Overview
This is an article in a series of Sitecore how-to articles. These articles are meant to be quick guides to accomplish various tasks within Sitecore. The how-to articles have proven to be very helpful internally at One North https://www.onenorth.com. These articles assume working Sitecore knowledge. I just wanted to share the articles with the community. Hopefully you find them helpful.
How-To
While indexing with Solr, we ran into an issue that prevented indexing from continuing. An example error looks something like this:
15152 15:18:20 WARN [Index=onenorth_web_index] Crawler : AddRecursive DoItemAdd failed - {21F8A030-A782-404E-BDC8-5E2C95D1EFE8}
Exception: System.ArgumentException
Message: '', hexadecimal value 0x1F, is an invalid character.
Source: System.Xml
at System.Xml.XmlEncodedRawTextWriter.WriteElementTextBlock(Char* pSrc, Char* pSrcEnd)
at System.Xml.XmlEncodedRawTextWriter.WriteString(String text)
at System.Xml.XmlWellFormedWriter.WriteString(String text)
at System.Xml.Linq.ElementWriter.WriteElement(XElement e)
at System.Xml.Linq.XElement.WriteTo(XmlWriter writer)
at System.Xml.Linq.XNode.GetXmlString(SaveOptions o)
at SolrNet.Commands.AddCommand`1.ConvertToXml()
at SolrNet.Commands.AddCommand`1.Execute(ISolrConnection connection)
at SolrNet.Impl.LowLevelSolrServer.SendAndParseHeader(ISolrCommand cmd)
at Sitecore.ContentSearch.SolrProvider.SolrBatchUpdateContext.AddRange(IEnumerable`1 group, Int32 groupSize)
at Sitecore.ContentSearch.SolrProvider.SolrBatchUpdateContext.Commit()
at Sitecore.ContentSearch.CommitPolicyExecutor.IndexModified(IProviderUpdateContext context, Object document, IndexOperation operation)
at Sitecore.ContentSearch.SolrProvider.SolrBatchUpdateContext.AddDocument(Object itemToAdd, IExecutionContext[] executionContexts)

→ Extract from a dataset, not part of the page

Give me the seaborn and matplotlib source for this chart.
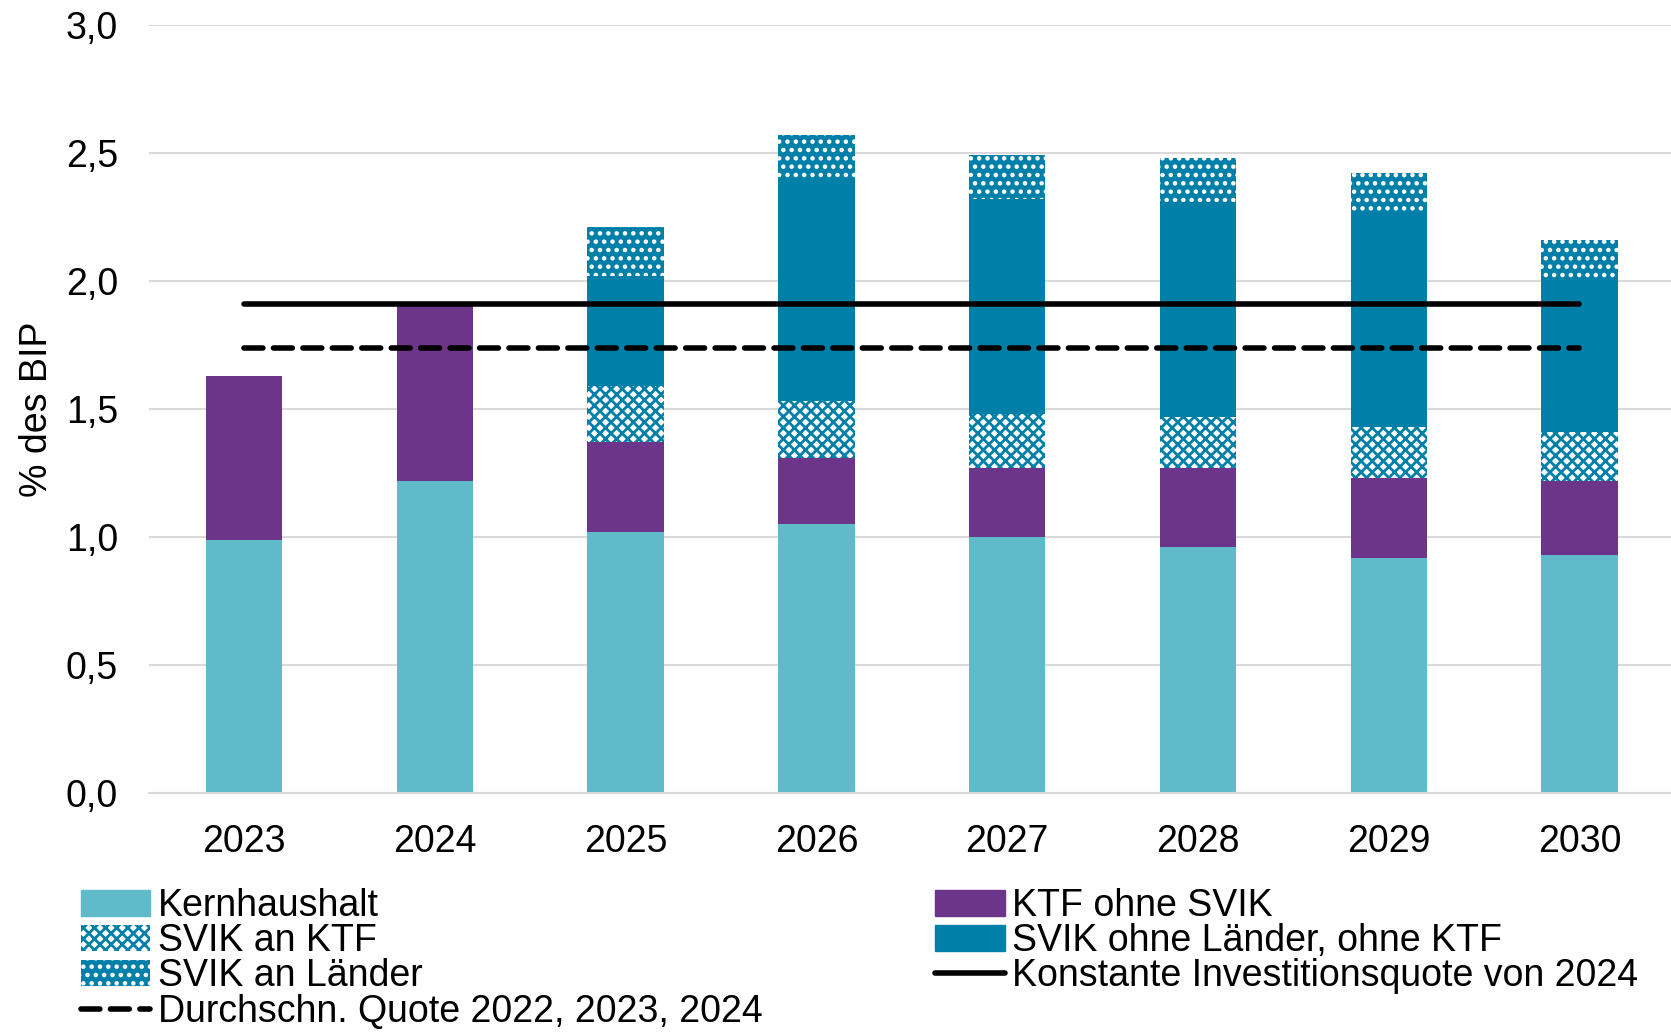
import matplotlib
matplotlib.use("Agg")
import matplotlib.pyplot as plt
import matplotlib.patches as mpatches
import matplotlib.lines as mlines
import seaborn as sns
import numpy as np

# values in % des BIP
years = ["2023", "2024", "2025", "2026", "2027", "2028", "2029", "2030"]
kernhaushalt = [0.99, 1.22, 1.02, 1.05, 1.00, 0.96, 0.92, 0.93]
ktf_ohne_svik = [0.64, 0.69, 0.35, 0.26, 0.27, 0.31, 0.31, 0.29]
svik_an_ktf = [0.00, 0.00, 0.22, 0.22, 0.21, 0.20, 0.20, 0.19]
svik_ohne = [0.00, 0.00, 0.43, 0.86, 0.84, 0.84, 0.83, 0.59]
svik_an_laender = [0.00, 0.00, 0.19, 0.18, 0.17, 0.17, 0.16, 0.16]
konstante_quote = [1.91] * len(years)
durchschn_quote = [1.74] * len(years)

yticks = [0.0, 0.5, 1.0, 1.5, 2.0, 2.5, 3.0]

c_kern = "#5FBACA"
c_ktf = "#6C3589"
c_svik = "#0080A8"
FS = 27
LW = 4.0

sns.set_style("white")
plt.rcParams["font.family"] = ["Liberation Sans", "DejaVu Sans"]
plt.rcParams["text.color"] = "black"
plt.rcParams["xtick.color"] = "black"
plt.rcParams["ytick.color"] = "black"
plt.rcParams["axes.labelcolor"] = "black"
plt.rcParams["hatch.linewidth"] = 2.0

fig, ax = plt.subplots(figsize=(16.71, 10.33), dpi=100)
fig.subplots_adjust(left=0.089, right=1.0, top=0.976, bottom=0.232)

layers = [
    ("Kernhaushalt", kernhaushalt, dict(color=c_kern)),
    ("KTF ohne SVIK", ktf_ohne_svik, dict(color=c_ktf)),
    ("SVIK an KTF", svik_an_ktf, dict(facecolor="white", edgecolor=c_svik, hatch="xxx", linewidth=0)),
    ("SVIK ohne Länder, ohne KTF", svik_ohne, dict(color=c_svik)),
    ("SVIK an Länder", svik_an_laender, dict(facecolor=c_svik, edgecolor="white", hatch="..", linewidth=0)),
]

# stacked bars: draw cumulative totals, largest first
cum = np.cumsum([np.array(v) for _, v, _ in layers], axis=0)
for i in range(len(layers) - 1, -1, -1):
    name, vals, style = layers[i]
    kw = dict(style)
    kw.setdefault("linewidth", 0)
    sns.barplot(x=years, y=cum[i], order=years, width=0.4, ax=ax,
                saturation=1, errorbar=None, **kw)

xpos = np.arange(len(years))
ax.plot(xpos, konstante_quote, color="black", lw=LW, solid_capstyle="round", zorder=5)
ax.plot(xpos, durchschn_quote, color="black", lw=LW, linestyle=(0, (3.4, 1.9)),
        dash_capstyle="round", zorder=5)

ax.set_xlim(-0.5, 7.48)
ax.set_ylim(0, 3.0)
ax.set_yticks(yticks)
ax.set_yticklabels([f"{t:.1f}".replace(".", ",") for t in yticks])
ax.yaxis.grid(True, color="#D9D9D9", lw=1.5)
ax.set_axisbelow(True)
for s in ["top", "right", "left"]:
    ax.spines[s].set_visible(False)
ax.spines["bottom"].set_color("#D9D9D9")
ax.spines["bottom"].set_linewidth(1.5)
ax.tick_params(axis="y", length=0, pad=22, labelsize=FS)
ax.tick_params(axis="x", length=0, pad=22, labelsize=FS)
ax.set_xlabel("")
ax.set_ylabel("% des BIP", fontsize=FS, labelpad=8)

handles = [
    mpatches.Patch(color=c_kern, label="Kernhaushalt"),
    mpatches.Patch(facecolor="white", edgecolor=c_svik, hatch="xxx", linewidth=0, label="SVIK an KTF"),
    mpatches.Patch(facecolor=c_svik, edgecolor="white", hatch="..", linewidth=0, label="SVIK an Länder"),
    mlines.Line2D([], [], color="black", lw=LW, linestyle=(0, (3.4, 1.9)), dash_capstyle="round",
                  label="Durchschn. Quote 2022, 2023, 2024"),
    mpatches.Patch(color=c_ktf, label="KTF ohne SVIK"),
    mpatches.Patch(color=c_svik, label="SVIK ohne Länder, ohne KTF"),
    mlines.Line2D([], [], color="black", lw=LW, solid_capstyle="round",
                  label="Konstante Investitionsquote von 2024"),
]
fig.legend(handles=handles, ncol=2, loc="upper left", bbox_to_anchor=(0.0395, 0.155),
           frameon=False, fontsize=FS, handlelength=1.85, handletextpad=0.2,
           labelspacing=-0.02, columnspacing=4.6, borderaxespad=0)

fig.savefig("out.png", dpi=100)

at Sitecore.ContentSearch.SolrProvider.SolrIndexOperations.ApplyPermissionsThenIndex(IProviderUpdateContext context, IIndexable version)
at Sitecore.ContentSearch.SitecoreItemCrawler.DoAdd(IProviderUpdateContext context, SitecoreIndexableItem indexable)
at Sitecore.ContentSearch.HierarchicalDataCrawler`1.CrawlItem(T indexable, IProviderUpdateContext context, CrawlState`1 state)
Step-by-step guide
You might want to find and remove these characters manually.
- Run this script on the master database of your site. This assumes you have already pulled down the databases from live.
SELECT * FROM ( SELECT ItemId, FieldId, Value FROM [REPLACE_WITH_MASTER_DB].[dbo].[SharedFields] UNION SELECT ItemId, FieldId, Value FROM [REPLACE_WITH_MASTER_DB].[dbo].[UnversionedFields] UNION SELECT ItemId, FieldId, Value FROM [REPLACE_WITH_MASTER_DB].[dbo].[VersionedFields] ) A WHERE Value Like '%' + CHAR(0x01) + '%' --OR Value Like '%' + CHAR(0x08) + '%' --OR Value Like '%' + CHAR(0x10) + '%' --OR Value Like '%' + CHAR(0x12) + '%' --OR Value Like '%' + CHAR(0x1F) + '%' --Add others you might need as well, these are known ones
- Alternatively, you might want to strip these out while indexing if it’s through a computed field so the client could still have the information in the backend.
Note: You will still need to manually go into Sitecore to remove these items using this script.